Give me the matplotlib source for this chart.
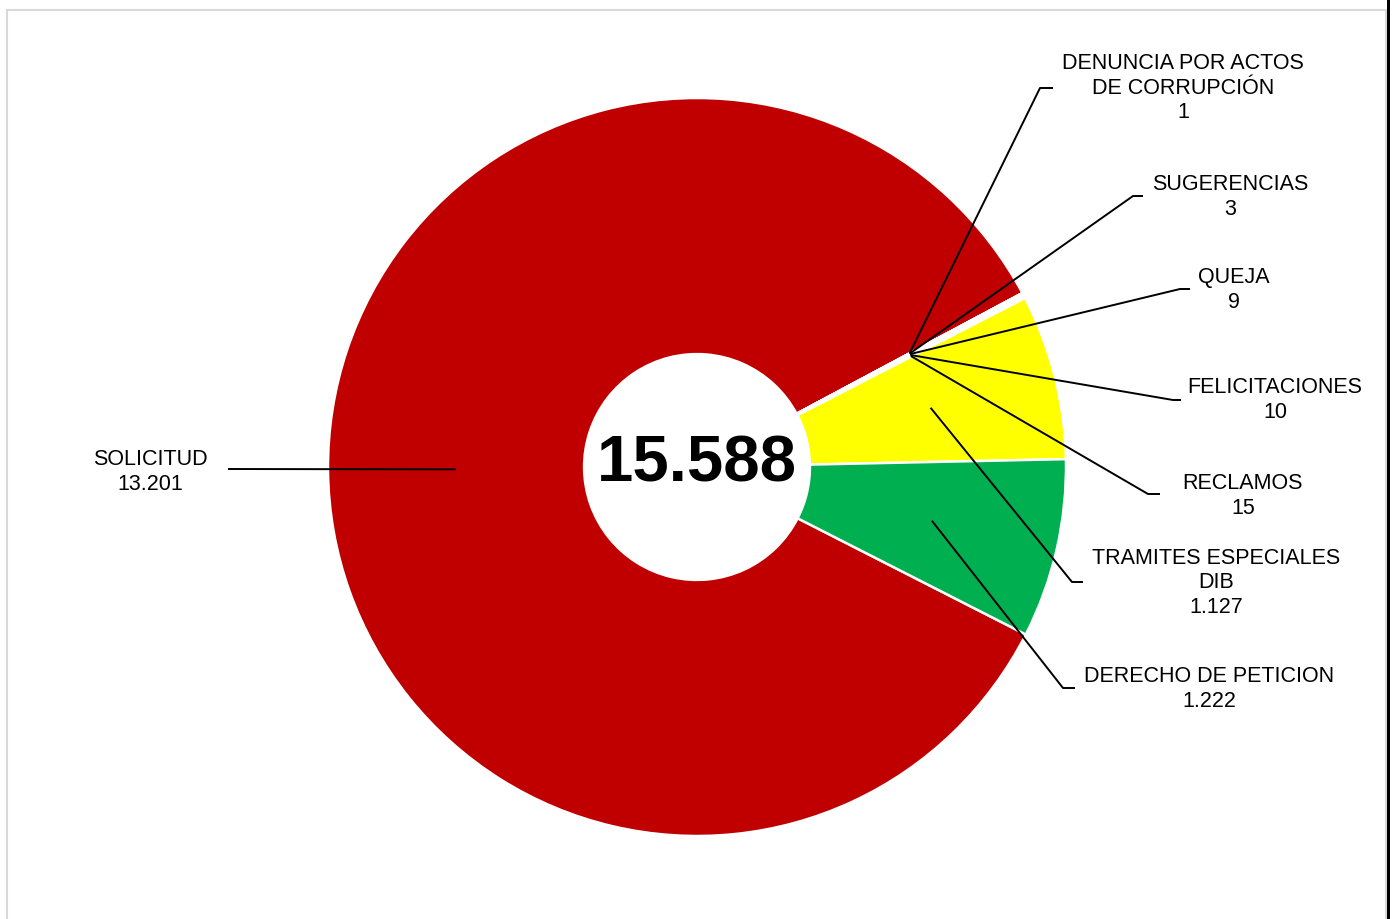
import numpy as np
import matplotlib.pyplot as plt
from matplotlib.patches import Rectangle

# ---- datos ----
categorias = ['SOLICITUD', 'DENUNCIA POR ACTOS\nDE CORRUPCIÓN', 'SUGERENCIAS', 'QUEJA',
              'FELICITACIONES', 'RECLAMOS', 'TRAMITES ESPECIALES\nDIB', 'DERECHO DE PETICION']
valores = [13201, 1, 3, 9, 10, 15, 1127, 1222]
colores = ['#C00000', '#FFFFFF', '#FFFFFF', '#FFFFFF', '#FFFFFF', '#FFFFFF', '#FFFF00', '#00B050']

W, H = 1393, 919
CX, CY, R = 697, 467, 369  # centro y radio en pixeles


def px(x, y):
    # pixel de la imagen -> coordenadas de datos (radio = 1)
    return (x - CX) / R, (CY - y) / R


# posiciones de etiquetas (pixeles): texto, codo, fin de la linea
pos_texto = [(150, 472), (1183, 88), (1230, 197), (1234, 290), (1275, 400),
             (1243, 496), (1216, 583), (1209, 689)]
pos_codo = [(228, 469), (1040, 88), (1133, 196), (1180, 289), (1173, 400),
            (1148, 494), (1072, 582), (1063, 688)]
pos_fin = [(228, 469), (1053, 88), (1143, 196), (1190, 289), (1181, 400),
           (1160, 494), (1083, 582), (1075, 688)]

plt.rcParams['font.family'] = ['Liberation Sans', 'DejaVu Sans']

fig = plt.figure(figsize=(W / 100, H / 100), dpi=100)
fig.patch.set_facecolor('white')
ax = fig.add_axes([0, 0, 1, 1])

ancho = 0.694
wedges, _ = ax.pie(valores, colors=colores, startangle=-27, counterclock=False,
                   radius=1.0, wedgeprops=dict(width=ancho, edgecolor='white', linewidth=1.8))

x0, y0 = px(0, H)
x1, y1 = px(W, 0)
ax.set_xlim(x0, x1)
ax.set_ylim(y0, y1)
ax.set_aspect('equal')
ax.axis('off')

# lineas guia y etiquetas
r_mid = 1.0 - ancho / 2
for w, cat, val, pt, pc, pf in zip(wedges, categorias, valores, pos_texto, pos_codo, pos_fin):
    ang = np.deg2rad((w.theta1 + w.theta2) / 2)
    sx, sy = r_mid * np.cos(ang), r_mid * np.sin(ang)
    cx, cy = px(*pc)
    fx, fy = px(*pf)
    ax.plot([sx, cx, fx], [sy, cy, fy], color='black', linewidth=1.4, solid_capstyle='butt')
    tx, ty = px(*pt)
    ax.text(tx, ty, f"{cat}\n{val:,}".replace(',', '.'), ha='center', va='center',
            fontsize=15.5, color='black', linespacing=1.24)

# total en el centro
total = sum(valores)
tx, ty = px(697, 482)
ax.text(tx, ty, f"{total:,}".replace(',', '.'), ha='center', va='baseline',
        fontsize=47, fontweight='bold', color='black')

# marco
fig.patches.append(Rectangle((7 / W, -0.1), (1386 - 7) / W, 1.1 - 10.5 / H,
                             transform=fig.transFigure, fill=False,
                             edgecolor='#D9D9D9', linewidth=1.5))
fig.patches.append(Rectangle((1387 / W, 0), 3 / W, 1, transform=fig.transFigure,
                             facecolor='black', edgecolor='none'))

fig.savefig('out.png', dpi=100, facecolor='white')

#####

→ WHAT IS EXPECTED
Look through the listing above. Pick out each line with "matplotlib" and copy it.

→ RESPONSE TO THIS EXERCISE
Give me the matplotlib source for this chart.
import matplotlib.pyplot as plt
from matplotlib.patches import Rectangle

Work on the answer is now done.